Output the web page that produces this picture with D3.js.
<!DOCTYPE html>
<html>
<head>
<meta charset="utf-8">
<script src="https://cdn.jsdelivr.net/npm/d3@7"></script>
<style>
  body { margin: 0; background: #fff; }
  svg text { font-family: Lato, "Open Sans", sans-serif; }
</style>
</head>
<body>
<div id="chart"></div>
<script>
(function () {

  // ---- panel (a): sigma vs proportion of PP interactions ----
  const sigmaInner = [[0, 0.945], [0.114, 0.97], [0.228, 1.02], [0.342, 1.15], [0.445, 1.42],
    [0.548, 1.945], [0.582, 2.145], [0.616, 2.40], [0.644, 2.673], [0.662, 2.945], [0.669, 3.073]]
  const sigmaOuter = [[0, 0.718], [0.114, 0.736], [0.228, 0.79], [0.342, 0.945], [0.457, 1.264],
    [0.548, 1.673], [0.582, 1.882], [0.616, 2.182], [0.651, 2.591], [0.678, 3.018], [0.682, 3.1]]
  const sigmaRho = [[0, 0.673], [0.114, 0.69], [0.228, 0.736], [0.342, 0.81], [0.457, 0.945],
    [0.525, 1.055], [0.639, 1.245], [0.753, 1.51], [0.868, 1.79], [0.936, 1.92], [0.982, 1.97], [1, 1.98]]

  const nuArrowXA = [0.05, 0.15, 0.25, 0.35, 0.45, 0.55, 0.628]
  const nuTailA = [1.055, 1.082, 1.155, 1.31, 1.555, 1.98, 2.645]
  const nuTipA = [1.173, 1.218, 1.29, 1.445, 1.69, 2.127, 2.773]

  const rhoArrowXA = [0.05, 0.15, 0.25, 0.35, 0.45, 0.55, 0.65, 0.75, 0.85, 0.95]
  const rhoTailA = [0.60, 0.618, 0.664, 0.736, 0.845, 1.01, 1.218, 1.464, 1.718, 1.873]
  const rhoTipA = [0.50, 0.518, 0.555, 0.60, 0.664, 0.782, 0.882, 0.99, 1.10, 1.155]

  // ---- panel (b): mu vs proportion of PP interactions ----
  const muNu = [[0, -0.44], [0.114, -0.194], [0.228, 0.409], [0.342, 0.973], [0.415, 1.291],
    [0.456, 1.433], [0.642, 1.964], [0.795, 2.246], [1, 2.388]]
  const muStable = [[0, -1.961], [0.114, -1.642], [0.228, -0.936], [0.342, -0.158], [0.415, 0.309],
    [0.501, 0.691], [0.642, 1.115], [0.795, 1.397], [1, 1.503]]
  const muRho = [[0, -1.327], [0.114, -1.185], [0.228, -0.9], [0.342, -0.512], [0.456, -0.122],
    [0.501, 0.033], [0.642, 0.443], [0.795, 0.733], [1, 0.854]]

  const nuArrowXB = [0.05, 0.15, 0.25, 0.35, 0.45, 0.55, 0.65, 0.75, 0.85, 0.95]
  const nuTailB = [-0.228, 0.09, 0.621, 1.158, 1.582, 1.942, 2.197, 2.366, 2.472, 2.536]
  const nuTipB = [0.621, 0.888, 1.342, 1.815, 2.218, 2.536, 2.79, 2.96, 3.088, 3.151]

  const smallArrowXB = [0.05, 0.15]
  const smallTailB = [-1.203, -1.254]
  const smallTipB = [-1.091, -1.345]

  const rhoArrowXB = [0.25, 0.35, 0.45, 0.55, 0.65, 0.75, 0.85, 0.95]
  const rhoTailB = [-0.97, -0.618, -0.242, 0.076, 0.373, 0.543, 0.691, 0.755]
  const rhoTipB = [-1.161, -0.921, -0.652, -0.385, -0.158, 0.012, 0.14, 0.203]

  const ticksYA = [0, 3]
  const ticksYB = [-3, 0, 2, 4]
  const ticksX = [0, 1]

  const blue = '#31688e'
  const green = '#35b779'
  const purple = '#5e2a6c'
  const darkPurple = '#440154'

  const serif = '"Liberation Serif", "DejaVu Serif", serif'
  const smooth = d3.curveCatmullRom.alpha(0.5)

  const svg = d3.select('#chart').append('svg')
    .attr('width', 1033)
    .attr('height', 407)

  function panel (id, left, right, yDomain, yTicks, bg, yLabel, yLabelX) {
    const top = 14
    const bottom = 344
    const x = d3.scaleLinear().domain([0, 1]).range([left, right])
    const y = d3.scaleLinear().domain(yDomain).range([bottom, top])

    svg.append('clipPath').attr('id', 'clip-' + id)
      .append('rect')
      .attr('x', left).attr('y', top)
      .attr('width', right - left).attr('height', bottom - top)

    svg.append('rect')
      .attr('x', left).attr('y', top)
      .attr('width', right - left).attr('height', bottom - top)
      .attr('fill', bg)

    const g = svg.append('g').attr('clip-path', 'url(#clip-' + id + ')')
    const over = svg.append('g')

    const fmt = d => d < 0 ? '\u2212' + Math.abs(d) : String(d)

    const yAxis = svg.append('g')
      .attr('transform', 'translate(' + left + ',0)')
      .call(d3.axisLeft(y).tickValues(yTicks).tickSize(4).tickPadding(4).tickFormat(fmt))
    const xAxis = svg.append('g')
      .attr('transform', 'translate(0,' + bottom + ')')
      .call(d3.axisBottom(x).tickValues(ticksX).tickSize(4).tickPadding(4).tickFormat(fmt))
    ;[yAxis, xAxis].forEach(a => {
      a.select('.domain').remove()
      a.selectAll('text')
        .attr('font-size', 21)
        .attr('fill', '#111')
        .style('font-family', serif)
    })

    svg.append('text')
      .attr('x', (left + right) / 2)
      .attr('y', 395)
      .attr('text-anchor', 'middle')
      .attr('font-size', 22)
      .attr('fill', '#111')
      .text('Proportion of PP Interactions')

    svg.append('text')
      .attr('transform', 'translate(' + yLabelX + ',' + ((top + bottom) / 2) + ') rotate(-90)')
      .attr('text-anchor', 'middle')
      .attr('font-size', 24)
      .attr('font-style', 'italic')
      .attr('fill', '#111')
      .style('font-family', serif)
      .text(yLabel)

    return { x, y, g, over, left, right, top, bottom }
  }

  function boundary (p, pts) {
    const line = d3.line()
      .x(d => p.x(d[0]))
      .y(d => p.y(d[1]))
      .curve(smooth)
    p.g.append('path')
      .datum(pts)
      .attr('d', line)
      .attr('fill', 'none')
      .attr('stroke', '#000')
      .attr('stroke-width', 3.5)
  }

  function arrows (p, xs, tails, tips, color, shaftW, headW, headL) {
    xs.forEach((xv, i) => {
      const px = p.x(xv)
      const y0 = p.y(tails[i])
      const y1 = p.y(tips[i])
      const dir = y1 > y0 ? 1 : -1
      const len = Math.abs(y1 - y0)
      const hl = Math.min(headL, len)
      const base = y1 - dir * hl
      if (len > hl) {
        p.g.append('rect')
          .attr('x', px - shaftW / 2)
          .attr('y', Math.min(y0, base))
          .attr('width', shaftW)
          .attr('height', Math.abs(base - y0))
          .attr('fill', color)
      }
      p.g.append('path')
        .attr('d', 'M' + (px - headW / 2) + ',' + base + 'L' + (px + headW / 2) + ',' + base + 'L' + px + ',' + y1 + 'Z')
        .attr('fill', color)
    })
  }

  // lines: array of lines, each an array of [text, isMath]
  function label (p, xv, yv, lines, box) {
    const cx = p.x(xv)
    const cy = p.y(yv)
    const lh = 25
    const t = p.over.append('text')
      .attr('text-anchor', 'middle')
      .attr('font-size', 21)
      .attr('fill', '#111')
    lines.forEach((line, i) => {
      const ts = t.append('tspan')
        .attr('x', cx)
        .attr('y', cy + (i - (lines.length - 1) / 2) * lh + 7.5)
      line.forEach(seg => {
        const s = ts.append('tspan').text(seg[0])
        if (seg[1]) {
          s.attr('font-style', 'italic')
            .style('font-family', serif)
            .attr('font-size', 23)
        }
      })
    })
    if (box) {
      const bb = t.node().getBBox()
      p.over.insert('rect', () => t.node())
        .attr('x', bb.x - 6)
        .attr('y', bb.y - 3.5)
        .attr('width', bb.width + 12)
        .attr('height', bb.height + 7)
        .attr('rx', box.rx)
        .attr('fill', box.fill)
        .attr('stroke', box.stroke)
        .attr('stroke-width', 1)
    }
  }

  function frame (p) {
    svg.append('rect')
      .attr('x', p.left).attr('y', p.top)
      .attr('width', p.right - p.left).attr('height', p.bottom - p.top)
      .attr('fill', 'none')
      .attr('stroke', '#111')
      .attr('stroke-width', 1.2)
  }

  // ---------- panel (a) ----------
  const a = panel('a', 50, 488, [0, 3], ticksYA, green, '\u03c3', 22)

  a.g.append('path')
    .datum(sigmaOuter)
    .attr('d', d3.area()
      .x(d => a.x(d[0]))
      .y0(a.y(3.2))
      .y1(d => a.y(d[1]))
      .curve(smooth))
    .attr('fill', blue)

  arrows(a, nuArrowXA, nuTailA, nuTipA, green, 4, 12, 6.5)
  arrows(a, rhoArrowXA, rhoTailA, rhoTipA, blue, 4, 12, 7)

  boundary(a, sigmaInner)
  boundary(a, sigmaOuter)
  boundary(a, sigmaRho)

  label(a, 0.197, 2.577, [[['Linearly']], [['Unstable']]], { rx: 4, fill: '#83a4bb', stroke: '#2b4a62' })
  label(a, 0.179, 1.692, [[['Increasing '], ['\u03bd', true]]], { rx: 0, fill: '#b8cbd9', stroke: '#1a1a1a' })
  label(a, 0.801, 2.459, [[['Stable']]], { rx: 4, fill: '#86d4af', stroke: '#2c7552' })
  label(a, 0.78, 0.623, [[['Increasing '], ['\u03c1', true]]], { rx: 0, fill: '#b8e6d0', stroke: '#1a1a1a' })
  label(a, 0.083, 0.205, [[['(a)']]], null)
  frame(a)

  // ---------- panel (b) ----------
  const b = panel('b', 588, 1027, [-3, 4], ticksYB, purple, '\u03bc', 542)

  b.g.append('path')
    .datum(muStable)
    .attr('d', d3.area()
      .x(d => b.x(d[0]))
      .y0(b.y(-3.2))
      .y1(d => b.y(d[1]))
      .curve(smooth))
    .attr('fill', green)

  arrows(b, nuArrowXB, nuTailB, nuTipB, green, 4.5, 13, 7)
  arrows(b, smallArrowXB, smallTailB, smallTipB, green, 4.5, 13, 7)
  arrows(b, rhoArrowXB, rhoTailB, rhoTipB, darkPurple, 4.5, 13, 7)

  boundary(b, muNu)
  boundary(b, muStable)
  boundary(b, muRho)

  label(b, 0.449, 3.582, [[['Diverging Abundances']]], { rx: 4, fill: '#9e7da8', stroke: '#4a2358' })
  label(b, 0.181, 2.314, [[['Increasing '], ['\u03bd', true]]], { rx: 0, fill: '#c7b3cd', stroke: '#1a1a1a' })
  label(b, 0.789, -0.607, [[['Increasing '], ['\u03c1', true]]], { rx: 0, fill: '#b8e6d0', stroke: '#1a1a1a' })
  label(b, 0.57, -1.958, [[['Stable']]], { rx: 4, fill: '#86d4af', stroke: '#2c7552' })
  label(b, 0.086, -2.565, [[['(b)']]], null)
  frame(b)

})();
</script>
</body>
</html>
○ ○ ○
▶ _GOAL_
Set down, exactly as written, each line of the data from its opening line through the one containing "[0.501, 0.033], [0.642, 0.443], [0.795, 0.733], [1, 0.854]]". Output nothing more.

▶ _SOLUTION BELOW_
Output the web page that produces this picture with D3.js.
<!DOCTYPE html>
<html>
<head>
<meta charset="utf-8">
<script src="https://cdn.jsdelivr.net/npm/d3@7"></script>
<style>
  body { margin: 0; background: #fff; }
  svg text { font-family: Lato, "Open Sans", sans-serif; }
</style>
</head>
<body>
<div id="chart"></div>
<script>
(function () {

  // ---- panel (a): sigma vs proportion of PP interactions ----
  const sigmaInner = [[0, 0.945], [0.114, 0.97], [0.228, 1.02], [0.342, 1.15], [0.445, 1.42],
    [0.548, 1.945], [0.582, 2.145], [0.616, 2.40], [0.644, 2.673], [0.662, 2.945], [0.669, 3.073]]
  const sigmaOuter = [[0, 0.718], [0.114, 0.736], [0.228, 0.79], [0.342, 0.945], [0.457, 1.264],
    [0.548, 1.673], [0.582, 1.882], [0.616, 2.182], [0.651, 2.591], [0.678, 3.018], [0.682, 3.1]]
  const sigmaRho = [[0, 0.673], [0.114, 0.69], [0.228, 0.736], [0.342, 0.81], [0.457, 0.945],
    [0.525, 1.055], [0.639, 1.245], [0.753, 1.51], [0.868, 1.79], [0.936, 1.92], [0.982, 1.97], [1, 1.98]]

  const nuArrowXA = [0.05, 0.15, 0.25, 0.35, 0.45, 0.55, 0.628]
  const nuTailA = [1.055, 1.082, 1.155, 1.31, 1.555, 1.98, 2.645]
  const nuTipA = [1.173, 1.218, 1.29, 1.445, 1.69, 2.127, 2.773]

  const rhoArrowXA = [0.05, 0.15, 0.25, 0.35, 0.45, 0.55, 0.65, 0.75, 0.85, 0.95]
  const rhoTailA = [0.60, 0.618, 0.664, 0.736, 0.845, 1.01, 1.218, 1.464, 1.718, 1.873]
  const rhoTipA = [0.50, 0.518, 0.555, 0.60, 0.664, 0.782, 0.882, 0.99, 1.10, 1.155]

  // ---- panel (b): mu vs proportion of PP interactions ----
  const muNu = [[0, -0.44], [0.114, -0.194], [0.228, 0.409], [0.342, 0.973], [0.415, 1.291],
    [0.456, 1.433], [0.642, 1.964], [0.795, 2.246], [1, 2.388]]
  const muStable = [[0, -1.961], [0.114, -1.642], [0.228, -0.936], [0.342, -0.158], [0.415, 0.309],
    [0.501, 0.691], [0.642, 1.115], [0.795, 1.397], [1, 1.503]]
  const muRho = [[0, -1.327], [0.114, -1.185], [0.228, -0.9], [0.342, -0.512], [0.456, -0.122],
    [0.501, 0.033], [0.642, 0.443], [0.795, 0.733], [1, 0.854]]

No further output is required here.